Los Premios de la Academia norteamericana de cine en 1982, más conocidos como los Oscar, fueron entregados en una rutilante ceremonia tal como los yanquis nos tienen acostumbrados, en el Dorothy Chandler Pavillion ubicado en Los Ángeles. Jack Lemmon y Walther Matthau, aquella desternillante «extraña pareja», fueron los encargados de abrir el sobre que consagraría al que la Academia consideraba el mejor director del año. Competían, entre otros, Louis Malle, Steven Spielberg y Warren Beatty, un actor acostumbrado a papeles de seductor de féminas y que había tomado el difícil encargo de producir, dirigir, escribir e interpretar una película, Reds, basada en la obra del escritor norteamericano John Reed, Diez días que estremecieron el mundo, que narraba aquellos primeros momentos de la revolución rusa de 1917, instantes históricos que el autor vivió en primera persona como corresponsal de guerra y simpatizante de la causa.

Cuando Lemmon y Matthau rasgaron el sobre que contenía el nombre del afortunado director y anunciaron que el ganador era Warren Beatty, éste, que había comprobado como su película veía pasar los premios importantes sin que recayera ninguno en ella, sonrió entre Diane Keaton y Jack Nicholson, también nominados y sin galardón, dirigiéndose sonriente a recoger el preciado trofeo. Y entonces se produjo una de esas cosas que dejaron al mundo tan sorprendido como perplejo, incluido a un servidor que lo estaba viendo por televisión. Mientras Beatty subía las escaleras del hermoso escenario donde tantas veces dirigió Zubin Metha, comenzaron a sonar unas estrofas de La Internacional, la biblia de las organizaciones proletarias.

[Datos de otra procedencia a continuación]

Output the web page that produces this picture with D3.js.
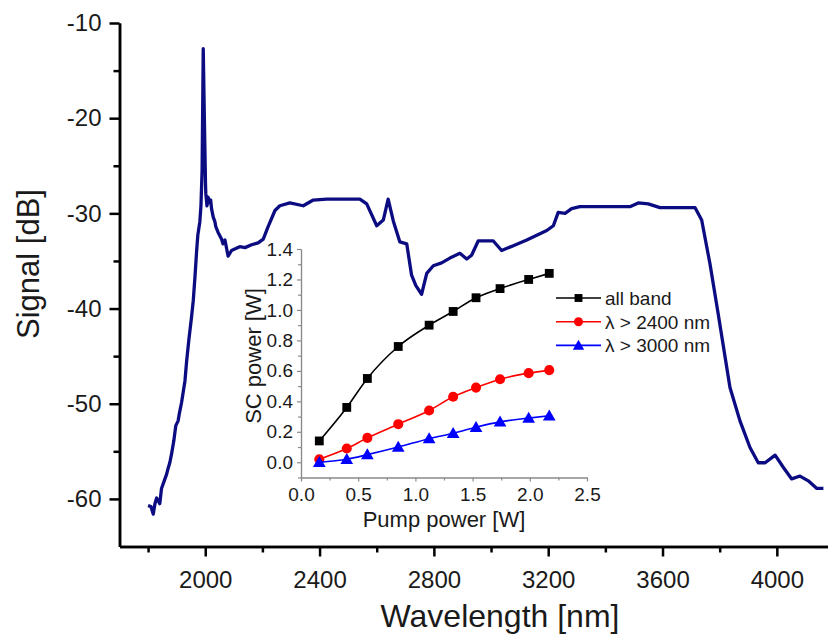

De este modo, y sorprendentemente, la cuna del capitalismo se rindió, a modo de homenaje póstumo, a un norteamericano, John Reed, al que esa misma sociedad expulsó de sus filas porque tuvo la feliz/infeliz idea (depende de para quién) de constituir el Partido Comunista de Estados Unidos y ser obligado a refugiarse en la recién nacida URSS, donde Reed murió de tifus en 1920 recibiendo el reconocimiento de las nuevas autoridades rusas cuando fue enterrado en los muros del Kremlin como uno de los héroes de una Revolución proletaria que tanto contribuyó a divulgar. El mismo Lenin lo escribía en el prefacio de la edición norteamericana: «El libro de John Reed ayudará sin duda a esclarecer esta cuestión, que es el problema fundamental del movimiento obrero mundial».

John Reed, casado con la escritora feminista Louise Bryant y autor de un excelente relato de sus correrías con el revolucionario Pancho Villa, México insurgente, merecía aquel homenaje de la industria cinematográfica y ahora, en la Sede Universitaria de Alicante, cien años después, volverá a ser recordado en la primera decena de noviembre, con el interesante ciclo que Jorge Olcina, Miguel Ángel Vega, Pilar Martino y David Pérez han tenido el acierto de programar bajo el título de 1918, un centenario. La Gran Guerra, la postguerra y otras guerra. Y allí estaremos.